What needs to be done: Copy out the whole listing exactly as written, leaving the pictures behind.
☆ ☆ ☆ ☆ ☆
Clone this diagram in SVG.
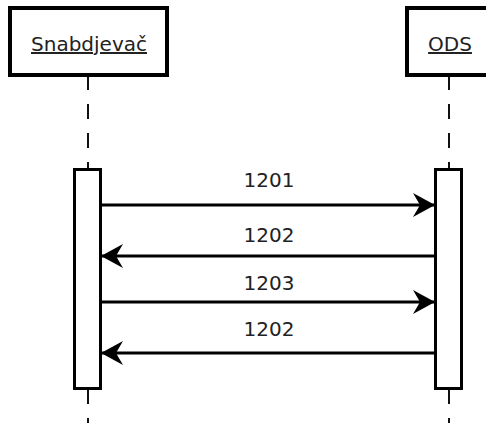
<svg xmlns="http://www.w3.org/2000/svg" width="486" height="427" viewBox="0 0 486 427">
<style>
.bg{fill:#fff}
.box{fill:#fff;stroke:#000;stroke-width:4}
.act{fill:#fff;stroke:#000;stroke-width:3}
.life{stroke:#111;stroke-width:2;stroke-dasharray:15 14;fill:none}
.lbl{font-family:"DejaVu Sans",Verdana,sans-serif;font-size:20px;fill:#222;text-anchor:middle}
.name{font-family:"DejaVu Sans",Verdana,sans-serif;font-size:20px;fill:#222;text-anchor:middle;text-decoration:underline}
.msg{stroke:#000;stroke-width:3;fill:none}
</style>
<defs>
<marker id="ah" viewBox="0 0 22 24" refX="21" refY="12" markerWidth="22" markerHeight="24" markerUnits="userSpaceOnUse" orient="auto">
<path d="M0,0 L22,12 L0,24 L7,12 Z" fill="#000"/>
</marker>
</defs>
<rect class="bg" x="0" y="0" width="486" height="427"/>
<g id="lifelines">
<line class="life" x1="88" y1="75" x2="88" y2="168"/>
<line class="life" x1="449" y1="75" x2="449" y2="168"/>
<line class="life" x1="88" y1="389" x2="88" y2="423"/>
<line class="life" x1="449" y1="389" x2="449" y2="423"/>
</g>
<g id="snabdjevac">
<rect class="box" x="10" y="8" width="157" height="67"/>
<text class="name" x="89" y="51">Snabdjevač</text>
</g>
<g id="ods">
<rect class="box" x="407" y="8" width="85" height="67"/>
<text class="name" x="450" y="51">ODS</text>
</g>
<g id="act-snabdjevac">
<rect class="act" x="74.5" y="169.5" width="26" height="219"/>
</g>
<g id="act-ods">
<rect class="act" x="435.5" y="169.5" width="26" height="219"/>
</g>
<g id="connectors">
<line class="msg" x1="101" y1="205" x2="434" y2="205" marker-end="url(#ah)"/>
<line class="msg" x1="435" y1="256" x2="102" y2="256" marker-end="url(#ah)"/>
<line class="msg" x1="101" y1="302" x2="434" y2="302" marker-end="url(#ah)"/>
<line class="msg" x1="435" y1="353" x2="102" y2="353" marker-end="url(#ah)"/>
<text class="lbl" x="269" y="187">1201</text>
<text class="lbl" x="269" y="242">1202</text>
<text class="lbl" x="269" y="290">1203</text>
<text class="lbl" x="269" y="336">1202</text>
</g>
</svg>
☆ ☆ ☆ ☆ ☆
Answer for the task:
Clone this diagram in SVG.
<svg xmlns="http://www.w3.org/2000/svg" width="486" height="427" viewBox="0 0 486 427">
<style>
.bg{fill:#fff}
.box{fill:#fff;stroke:#000;stroke-width:4}
.act{fill:#fff;stroke:#000;stroke-width:3}
.life{stroke:#111;stroke-width:2;stroke-dasharray:15 14;fill:none}
.lbl{font-family:"DejaVu Sans",Verdana,sans-serif;font-size:20px;fill:#222;text-anchor:middle}
.name{font-family:"DejaVu Sans",Verdana,sans-serif;font-size:20px;fill:#222;text-anchor:middle;text-decoration:underline}
.msg{stroke:#000;stroke-width:3;fill:none}
</style>
<defs>
<marker id="ah" viewBox="0 0 22 24" refX="21" refY="12" markerWidth="22" markerHeight="24" markerUnits="userSpaceOnUse" orient="auto">
<path d="M0,0 L22,12 L0,24 L7,12 Z" fill="#000"/>
</marker>
</defs>
<rect class="bg" x="0" y="0" width="486" height="427"/>
<g id="lifelines">
<line class="life" x1="88" y1="75" x2="88" y2="168"/>
<line class="life" x1="449" y1="75" x2="449" y2="168"/>
<line class="life" x1="88" y1="389" x2="88" y2="423"/>
<line class="life" x1="449" y1="389" x2="449" y2="423"/>
</g>
<g id="snabdjevac">
<rect class="box" x="10" y="8" width="157" height="67"/>
<text class="name" x="89" y="51">Snabdjevač</text>
</g>
<g id="ods">
<rect class="box" x="407" y="8" width="85" height="67"/>
<text class="name" x="450" y="51">ODS</text>
</g>
<g id="act-snabdjevac">
<rect class="act" x="74.5" y="169.5" width="26" height="219"/>
</g>
<g id="act-ods">
<rect class="act" x="435.5" y="169.5" width="26" height="219"/>
</g>
<g id="connectors">
<line class="msg" x1="101" y1="205" x2="434" y2="205" marker-end="url(#ah)"/>
<line class="msg" x1="435" y1="256" x2="102" y2="256" marker-end="url(#ah)"/>
<line class="msg" x1="101" y1="302" x2="434" y2="302" marker-end="url(#ah)"/>
<line class="msg" x1="435" y1="353" x2="102" y2="353" marker-end="url(#ah)"/>
<text class="lbl" x="269" y="187">1201</text>
<text class="lbl" x="269" y="242">1202</text>
<text class="lbl" x="269" y="290">1203</text>
<text class="lbl" x="269" y="336">1202</text>
</g>
</svg>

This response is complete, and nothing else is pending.